O diferencial do anabatismo emergente na época da Reforma Protestante

No início do século XVI, a maioria dos protestantes pertencia, em termos gerais, aos movimentos luteranos ou reformados. No entanto, muitas outras ramificações cristãs minoritárias se desenvolveram rapidamente sem usufruírem prestígio e fama.
Quando Lutero fixou suas teses na porta da capela de Wintenberg, iniciando a Reforma em 1517, ele não imaginava a dimensão que suas ações iriam alcançar, apesar de haver movimentos anteriores ao Protestantismo reivindicando fidelidade aos princípios cristãos estabelecidos nas Escrituras cuja disposição para instaurar suas convicções dependia apenas de liberdade.
Os discursos dos reformadores sustentavam que a autoridade do papa e a tradição católica defendidas pelo clero majoritário não eram confiáveis ​​para uma teologia pura que incentivasse práticas cristãs fidedignas. Isso possibilitou um redirecionamento desse olhar crítico para a Bíblia isoladamente como fonte de autoridade e teologia para os protestantes.
Essa compreensão inusitada diante do domínio católico permitiu uma ampliação da disputa sobre a autenticidade dos livros apócrifos, ora bastante utilizados pelo romanismo. Deveriam ser compatibilizados com a Bíblia ou deveriam ser desconsiderados como normas de fé e conduta? A resposta estaria no anseio de muitos protestantes que ao analisar os conceitos doutrinários também se apegavam a uma conduta de análise acadêmica, transformando aquele exame num misto entre o descobrimento do sentido escriturístico e a maneira pela qual deveria se moldar a sociedade da perspectiva social, política e econômica.  
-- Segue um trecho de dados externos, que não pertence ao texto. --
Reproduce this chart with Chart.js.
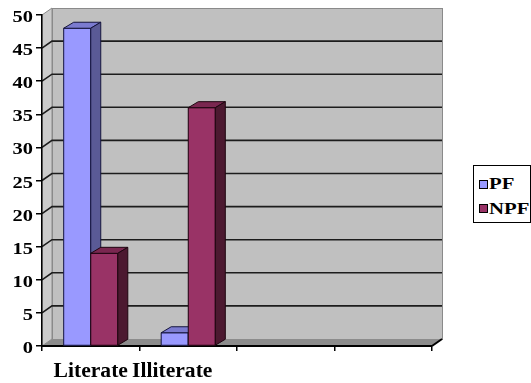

A Reforma “Magisterial”, como se convencionou denominar aquela atitude luterana e calvinista - asseverava a necessidade de a igreja coexistir com o estado (os “magistrados”), criando uma relação de interdependência na qual ambas poderiam interferir em assuntos um do outro. Por exemplo, os magistrados poderiam decidir quem assumiria cargos eclesiásticos, enquanto a igreja se beneficiária das benesses protetivas de um Estado Protestante. No cantão de Zurique, na Suíça zwingliana, a igreja e o estado estabeleceram esse modelo.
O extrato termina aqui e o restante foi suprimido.